Even though Moses holds a conversation with God, Moses still isn't entirely confident of God's presence. He wants proof. He wants to know for certain that he's doing the right thing. He wants to see God for himself, to know beyond doubt that God exists, that God is on their side and that God is leading them in their wanderings. Eugene Petersen paraphrases the conversation between Moses and God in "The Message":
Moses said to God, "Look, you tell me, 'Lead this people,' but you don't let me know whom you're going to send with me. You tell me, 'I know you well and you are special to me.' If I am so special to you, let me in on your plans. That way, I will continue being special to you. Don't forget, this is your people, your responsibility."
God said, "My presence will go with you. I'll see the journey to the end."
Moses said, "If your presence doesn't take the lead here, call this trip off right now. How else will it be known that you're with me in this, with me and your people? Are you traveling with us or not? How else will we know that we're special, I and your people, among all other people on this planet Earth?"
God said to Moses: "All right.
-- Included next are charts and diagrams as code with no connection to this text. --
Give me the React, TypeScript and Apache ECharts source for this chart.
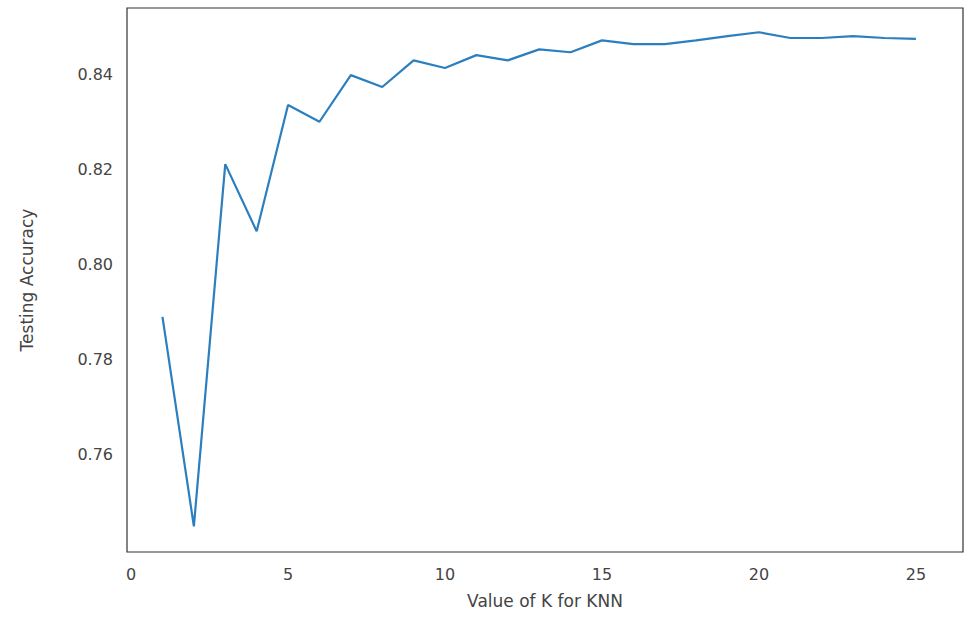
import { useEffect, useRef } from "react";
import * as echarts from "echarts";

const kValues = [1, 2, 3, 4, 5, 6, 7, 8, 9, 10, 11, 12, 13, 14, 15, 16, 17, 18, 19, 20, 21, 22, 23, 24, 25];
const accuracy = [
  0.789, 0.745, 0.8211, 0.807, 0.8335, 0.830, 0.8398, 0.8373, 0.8429, 0.8413,
  0.844, 0.8429, 0.8452, 0.8446, 0.8471, 0.8463, 0.8463, 0.8471, 0.848, 0.8488,
  0.8476, 0.8476, 0.848, 0.8476, 0.8474,
];
const xTicks = [0, 5, 10, 15, 20, 25];
const yTicks = [0.76, 0.78, 0.8, 0.82, 0.84];

export default function App() {
  const chartRef = useRef<HTMLDivElement>(null);

  useEffect(() => {
    document.body.style.margin = "0";
    if (!chartRef.current) return;
    const chart = echarts.init(chartRef.current, undefined, { renderer: "svg" });
    const font = "'DejaVu Sans', sans-serif";

    chart.setOption({
      animation: false,
      grid: { left: 127, right: 13, top: 8, bottom: 74, show: true, borderColor: "#333", borderWidth: 1.2 },
      xAxis: {
        type: "value",
        min: -0.13,
        max: 26.5,
        name: "Value of K for KNN",
        nameLocation: "middle",
        nameGap: 40,
        nameTextStyle: { fontSize: 17, color: "#444", fontFamily: font },
        splitLine: { show: false },
        axisTick: { show: false, customValues: xTicks },
        axisLine: { show: false },
        axisLabel: { customValues: xTicks, fontSize: 16, color: "#444", fontFamily: font, margin: 14 },
      },
      yAxis: {
        type: "value",
        min: 0.7396,
        max: 0.8539,
        name: "Testing Accuracy",
        nameLocation: "middle",
        nameGap: 92,
        nameTextStyle: { fontSize: 17, color: "#444", fontFamily: font },
        splitLine: { show: false },
        axisTick: { show: false, customValues: yTicks },
        axisLine: { show: false },
        axisLabel: {
          customValues: yTicks,
          fontSize: 16,
          color: "#444",
          fontFamily: font,
          margin: 14,
          formatter: (v: number) => v.toFixed(2),
        },
      },
      series: [
        {
          type: "line",
          data: kValues.map((k, i) => [k, accuracy[i]]),
          showSymbol: false,
          lineStyle: { color: "#2b7fbf", width: 2.2 },
        },
      ],
    });

    return () => {
      chart.dispose();
    };
  }, []);

  return <div ref={chartRef} style={{ width: "976px", height: "626px" }} />;
}
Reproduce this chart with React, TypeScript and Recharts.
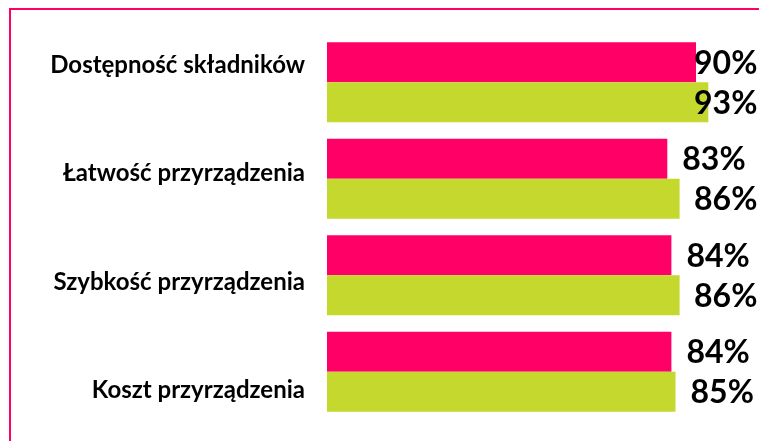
import { BarChart, Bar, XAxis, YAxis, LabelList } from "recharts";

const categories = [
  "Dostępność składników",
  "Łatwość przyrządzenia",
  "Szybkość przyrządzenia",
  "Koszt przyrządzenia",
];
const seriesPink = [90, 83, 84, 84];
const seriesGreen = [93, 86, 86, 85];

const PINK = "#FF0066";
const GREEN = "#C4D82E";
const FONT = "Lato, 'Noto Sans', sans-serif";

const data = categories.map((name, i) => ({
  name,
  pink: seriesPink[i],
  green: seriesGreen[i],
}));

const ValueLabel = (props: any) => {
  const { x, y, width, height, value } = props;
  const tx = Math.min(x + width + 15, 683);
  return (
    <text
      x={tx}
      y={y + height / 2}
      dy="0.36em"
      fontFamily={FONT}
      fontWeight="bold"
      fontSize={32}
      fill="#000"
    >
      {value}%
    </text>
  );
};

export default function App() {
  return (
    <div
      style={{
        position: "fixed",
        left: 9,
        top: 8,
        width: 750,
        height: 433,
        overflow: "hidden",
        borderTop: `2px solid ${PINK}`,
        borderLeft: `2px solid ${PINK}`,
      }}
    >
      <BarChart
        width={748}
        height={435}
        data={data}
        layout="vertical"
        barGap={0}
        barCategoryGap={8.3}
        margin={{ top: 0, right: 22, bottom: 1, left: 0 }}
      >
        <XAxis type="number" domain={[0, 100]} hide />
        <YAxis
          yAxisId="bars"
          type="category"
          dataKey="name"
          hide
          width={0}
          padding={{ top: 24, bottom: 24 }}
        />
        <YAxis
          yAxisId="labels"
          type="category"
          dataKey="name"
          width={316}
          axisLine={false}
          tickLine={false}
          tickSize={0}
          tickMargin={22}
          tick={{
            fill: "#000",
            fontFamily: FONT,
            fontWeight: "bold",
            fontSize: 24,
          }}
        />
        <Bar yAxisId="bars" dataKey="pink" fill={PINK} isAnimationActive={false}>
          <LabelList dataKey="pink" content={ValueLabel} />
        </Bar>
        <Bar yAxisId="bars" dataKey="green" fill={GREEN} isAnimationActive={false}>
          <LabelList dataKey="green" content={ValueLabel} />
        </Bar>
      </BarChart>
    </div>
  );
}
Just as you say; this also I will do, for I know you well and you are special to me. I know you by name."
Moses said, "Please. Let me see your Glory."
God said, "I will make my Goodness pass right in front of you; I'll call out the name, God, right before you. I'll treat well whomever I want to treat well and I'll be kind to whomever I want to be kind."
God continued, "But you may not see my face. No one can see me and live."
God said, "Look, here is a place right beside me. Put yourself on this rock. When my Glory passes by, I'll put you in the cleft of the rock and cover you with my hand until I've passed by. Then I'll take my hand away and you'll see my back. But you won't see my face."
God refuses to offer complete certainty, even to Moses. God offers lots of hints and intuitive suggestions that he is present and that he loves his people. "I know you well and you are special to me. I know you by name," says God. But this still isn't enough for Moses. Perhaps he wonders whether the voice he hears is God's voice or his own thoughts. Perhaps, after many years of wandering in the wilderness and still not even glimpsing the Promised Land, he has lost confidence in the dreams and ideas which were so clear to him at the beginning of his ministry. Perhaps he has been so undermined by the moans and whinges of the people that he doubts his own abilities and especially his relationship with God. Perhaps after so many years Moses is feeling his age and is beginning to lose the strength and endurance needed to see the project through to the end.
"Please," says Moses, "Let me see your Glory."
But he doesn't know quite what he's asking, for God's glory is so blindingly, searingly holy that the human frame is unable to stand the impact. God is aware that if Moses gazes upon God, Moses will die. So in wonderful little cameo image, God places Moses in the cleft of the rock and covers Moses' eyes until God has passed by. Then with the intensity of the danger past, Moses is invited to catch of glimpse of God's retreating back.
And perhaps it's always like this for human beings. God rarely affords us certainty which lasts. We may feel certain that God has called us to some particular work or project and start with huge enthusiasm and power, only to begin to stagger under the weight of crises and difficulties, stresses and strains. And then the doubts begin to creep in. Did God really call me? Was I mistaken? Am I making a terrible blunder? Has God rejected me and left me? Why has this awful thing happened to me? Where is God?
It's often only when we look back that we can see God's steady and faithful guidance of our lives. When difficulties actually arise and we're living under their tension, as R. S. Thomas discovered God is sometimes conspicuous by his apparent absence. But maybe that's for our own good. Maybe our human frames would be unable to cope with God in all his glory at the same time as coping with whatever stress we happen to be under. Perhaps God graciously withdraws and hides his glory in the background so that we can survive. But as "Footprints" so graphically illustrates, at such times God is carrying us and hiding us in the crevice of the rock just as he carried and hid Moses.
And if, like Moses, we open our eyes as our crises wane, then perhaps we too will spot God's back and identify God's hand in our lives as God continues to walk ahead of us.